The two put on a strong and affecting staging of Britten’s small-scale The Rape of Lucretia in January and a string of operas by lesser-known composers through the spring, as well as chamber-music concerts that mixed new music in with the standard repertoire. Next week, with Katkov-Treviño conducting and von Rueden directing, they hugely expand their goals to Mozart’s The Marriage of Figaro in Lakeview’s Holy Trinity Lutheran Church. “Most of the companies [in Chicago] do a bit more standard work, but all of last year we did obscure [operas],” says Katkov-Treviño. He admits that Figaro’s hardly obscure, but he and von Rueden are approaching it differently, they both say.

In the scrappy tradition of Chicago’s theater scene, the MCP grew out of a bunch of college friends who decided that they could do better if they pooled their talents instead of striking out on their own. The ensemble of singers and instrumentalists was largely drawn from Roosevelt University’s Chicago College of Performing Arts, where Katkov-Treviño and von Rueden, who graduated just last spring, hatched the idea of a collaborative organization.

“That grew out of animosity,” says Katkov-Treviño, half-joking. In one of those academic charades that seem monumental at the time but end up being much smaller, von Rueden had been given control over an operatic project at Roosevelt that was originally in Katkov-Treviño’s hands. “After a summer ruminating over the experience, we came back with projects for the next year, and I said, ‘Hey! What would you think about conducting?’?” von Rueden says. Both had been burned by the previous experience, and figured that making their enemy their friend was the easiest way to ensure it didn’t happen again.

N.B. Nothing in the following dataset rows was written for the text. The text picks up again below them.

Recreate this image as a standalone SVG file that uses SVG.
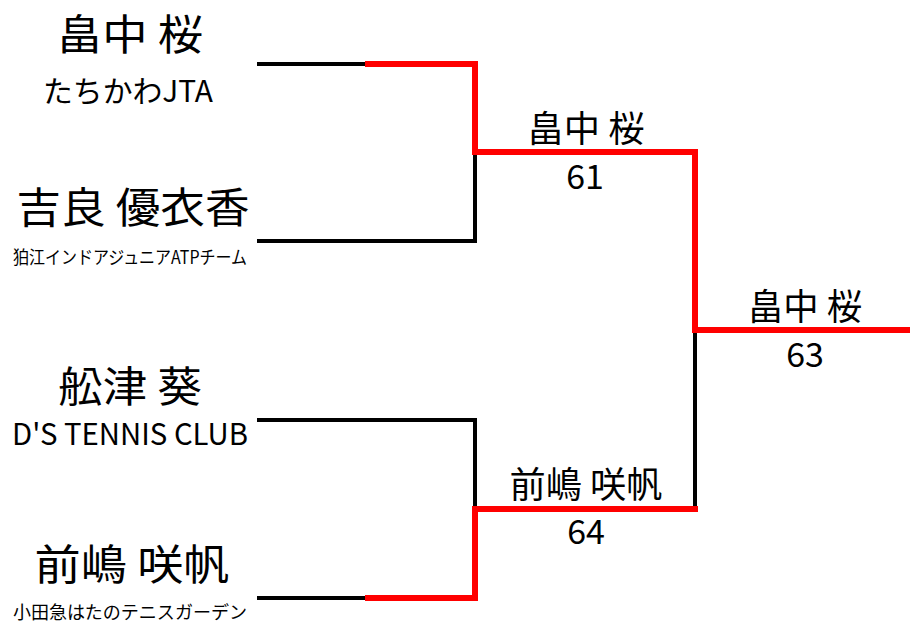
<svg xmlns="http://www.w3.org/2000/svg" width="910" height="625" viewBox="0 0 910 625">
<style>
.t{font-family:"Noto Sans CJK JP","Noto Sans",sans-serif;fill:#000;text-anchor:middle}
.nm{font-size:42px}
.cl{font-size:30px}
.sm{font-size:18px}
.rn{font-size:36px}
.sc{font-size:34px}
.bk{fill:none;stroke:#000;stroke-width:4;stroke-linejoin:miter;stroke-linecap:butt}
.rd{fill:none;stroke:#ff0000;stroke-width:6;stroke-linejoin:miter;stroke-linecap:square}
</style>
<rect width="910" height="625" fill="#fff"/>
<g id="connectors">
<path class="bk" d="M257,64 H367"/>
<path class="bk" d="M257,241 H475 V152"/>
<path class="bk" d="M695,330 V509"/>
<path class="bk" d="M257,420 H475 V509"/>
<path class="bk" d="M257,598 H367"/>
<path class="rd" d="M368,64 H475 V152 H695 V330 H913"/>
<path class="rd" d="M368,598 H475 V509 H695"/>
</g>
<g id="p1">
<text class="t nm" x="130" y="50" textLength="146" lengthAdjust="spacingAndGlyphs">畠中 桜</text>
<text class="t cl" x="128" y="102" textLength="170" lengthAdjust="spacingAndGlyphs">たちかわJTA</text>
</g>
<g id="p2">
<text class="t nm" x="133" y="223" textLength="233" lengthAdjust="spacingAndGlyphs">吉良 優衣香</text>
<text class="t sm" x="130" y="264" textLength="234" lengthAdjust="spacingAndGlyphs">狛江インドアジュニアATPチーム</text>
</g>
<g id="p3">
<text class="t nm" x="130" y="402" textLength="144" lengthAdjust="spacingAndGlyphs">舩津 葵</text>
<text class="t cl" x="130" y="445" textLength="236" lengthAdjust="spacingAndGlyphs">D'S TENNIS CLUB</text>
</g>
<g id="p4">
<text class="t nm" x="132" y="580" textLength="195" lengthAdjust="spacingAndGlyphs">前嶋 咲帆</text>
<text class="t sm" x="130" y="619" textLength="234" lengthAdjust="spacingAndGlyphs">小田急はたのテニスガーデン</text>
</g>
<g id="sf1">
<text class="t rn" x="586" y="142" textLength="117" lengthAdjust="spacingAndGlyphs">畠中 桜</text>
<text class="t sc" x="585" y="189">61</text>
</g>
<g id="sf2">
<text class="t rn" x="586" y="498" textLength="153" lengthAdjust="spacingAndGlyphs">前嶋 咲帆</text>
<text class="t sc" x="586" y="544">64</text>
</g>
<g id="final">
<text class="t rn" x="805" y="320" textLength="114" lengthAdjust="spacingAndGlyphs">畠中 桜</text>
<text class="t sc" x="805" y="367">63</text>
</g>
</svg>
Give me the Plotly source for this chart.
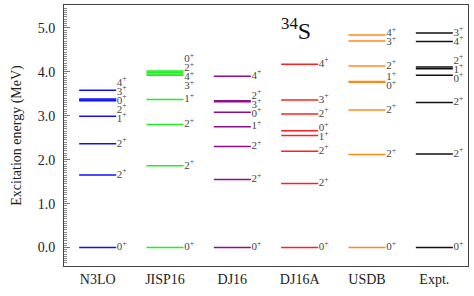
import plotly.graph_objects as go

# ---- data ----
categories = ["N3LO", "JISP16", "DJ16", "DJ16A", "USDB", "Expt."]

n3lo_E = [0.0, 1.65, 2.36, 2.99, 3.34, 3.36, 3.38, 3.58]
n3lo_J = ["0+", "2+", "2+", "1+", "2+", "0+", "3+", "4+"]

jisp16_E = [0.0, 1.86, 2.80, 3.37, 3.92, 3.95, 3.99, 4.02]
jisp16_J = ["0+", "2+", "2+", "1+", "3+", "4+", "2+", "0+"]

dj16_E = [0.0, 1.55, 2.30, 2.75, 3.08, 3.32, 3.34, 3.90]
dj16_J = ["0+", "2+", "2+", "1+", "0+", "3+", "2+", "4+"]

dj16a_E = [0.0, 1.46, 2.19, 2.55, 2.66, 3.04, 3.36, 4.17]
dj16a_J = ["0+", "2+", "2+", "1+", "0+", "2+", "3+", "4+"]

usdb_E = [0.0, 2.12, 3.13, 3.76, 3.78, 4.13, 4.70, 4.84]
usdb_J = ["0+", "2+", "2+", "0+", "1+", "2+", "3+", "4+"]

expt_E = [0.0, 2.13, 3.30, 3.92, 4.07, 4.11, 4.69, 4.88]
expt_J = ["0+", "2+", "2+", "0+", "1+", "2+", "4+", "3+"]

series_E = [n3lo_E, jisp16_E, dj16_E, dj16a_E, usdb_E, expt_E]
series_J = [n3lo_J, jisp16_J, dj16_J, dj16a_J, usdb_J, expt_J]

# ---- styles ----
colors = ["#1010ff", "#22ee22", "#8e0f8e", "#ff2020", "#ff8a1a", "#111111"]
HALF = 0.275      # half length of a level line (category units)
GAP = 0.205       # minimum label separation (MeV)
SERIF = "Liberation Serif"


def spread(energies, gap):
    """Place labels so that they do not overlap: clusters centred on their mean."""
    order = sorted(range(len(energies)), key=lambda i: energies[i])
    clusters = [[i] for i in order]

    def positions(cl):
        m = sum(energies[i] for i in cl) / len(cl)
        n = len(cl)
        return [m + (k - (n - 1) / 2) * gap for k in range(n)]

    changed = True
    while changed:
        changed = False
        for k in range(len(clusters) - 1):
            lo = positions(clusters[k])
            hi = positions(clusters[k + 1])
            if lo[-1] + gap > hi[0] + 1e-9:
                clusters[k] = clusters[k] + clusters[k + 1]
                del clusters[k + 1]
                changed = True
                break
    out = [0.0] * len(energies)
    for cl in clusters:
        for i, p in zip(cl, positions(cl)):
            out[i] = p
    return out


def label(j):
    return j[:-1] + "<sup>" + j[-1] + "</sup>"


fig = go.Figure()
for c, (E, J, col) in enumerate(zip(series_E, series_J, colors)):
    xs, ys = [], []
    for e in E:
        xs += [c - HALF, c + HALF, None]
        ys += [e, e, None]
    fig.add_trace(go.Scatter(x=xs, y=ys, mode="lines",
                             line=dict(color=col, width=1.5),
                             hoverinfo="skip", showlegend=False))
    lp = spread(E, GAP)
    fig.add_trace(go.Scatter(x=[c + HALF + 0.01] * len(E), y=lp, mode="text",
                             text=[label(j) for j in J],
                             textposition="middle right",
                             textfont=dict(family=SERIF, size=11, color="#444444"),
                             cliponaxis=False,
                             hoverinfo="skip", showlegend=False))

fig.add_annotation(x=0.575, y=0.975, xref="paper", yref="paper",
                   text="<sup>34</sup>S", showarrow=False,
                   font=dict(family=SERIF, size=24, color="#111111"))

fig.update_layout(
    width=474, height=296,
    margin=dict(l=64, r=6, t=5, b=30, autoexpand=False),
    plot_bgcolor="white", paper_bgcolor="white",
    font=dict(family=SERIF, size=14, color="#222222"),
    xaxis=dict(range=[-0.5, 5.5], tickvals=list(range(len(categories))),
               ticktext=categories, showgrid=False, zeroline=False,
               showline=True, mirror=True, linecolor="#444444", linewidth=1,
               ticks="", automargin=False,
               tickfont=dict(family=SERIF, size=14, color="#222222")),
    yaxis=dict(range=[-0.42, 5.52], tickvals=[0, 1, 2, 3, 4, 5],
               tickformat=".1f", showgrid=False, zeroline=False,
               showline=True, mirror=True, linecolor="#444444", linewidth=1,
               ticks="inside", ticklen=6, tickcolor="#777777",
               minor=dict(dtick=0.05, ticks="inside", ticklen=3, tickcolor="#888888"),
               ticklabelstandoff=5, automargin=False,
               tickfont=dict(family=SERIF, size=14, color="#222222"),
               title=dict(text="Excitation energy (MeV)", standoff=12,
                          font=dict(family=SERIF, size=14, color="#222222"))),
)

fig.write_html("out.html", config={"displayModeBar": False},
               post_script="document.body.style.margin='0';document.body.style.overflow='hidden';")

Performances of Figaro tapered off last year, but it was a difficult opera to miss in past seasons. Daniel Barenboim conducted it at Ravinia, and both Chicago Opera Theater and L’Opera Piccola—another shoestring operation like MCP—mounted productions recently. Katkov-Treviño and von Rueden are planting their flag in the opera scene by sticking closer to the characters’ plotlines than other companies may have done. “Very often when Figaro’s done, it’s very clear who the director was sympathizing with,” von Rueden says. Not so in his Figaro.

“To make the audience understand why the machinations of the plot are happening, each character has to know that they are right,” von Rueden continues. If the Count is always presented as the bad guy, the story is mindlessly simplified. “The Countess,” the aging wife whom the Count spurns for the younger Susanna, “isn’t an entirely sympathetic figure,” von Rueden says. “She’s in a depressive funk, so it makes sense that the Count is going to go out hunting.”

Such youthful impudence makes a night at this opera fun—and, at the very least, unpredictable: Many of the performers haven’t sung these roles before. “People deserve that opportunity, and a lot of times, they’re not getting it,” says Katkov-Treviño, who relishes the chance to help someone out.

Figaro’s six-night run begins Wednesday 27.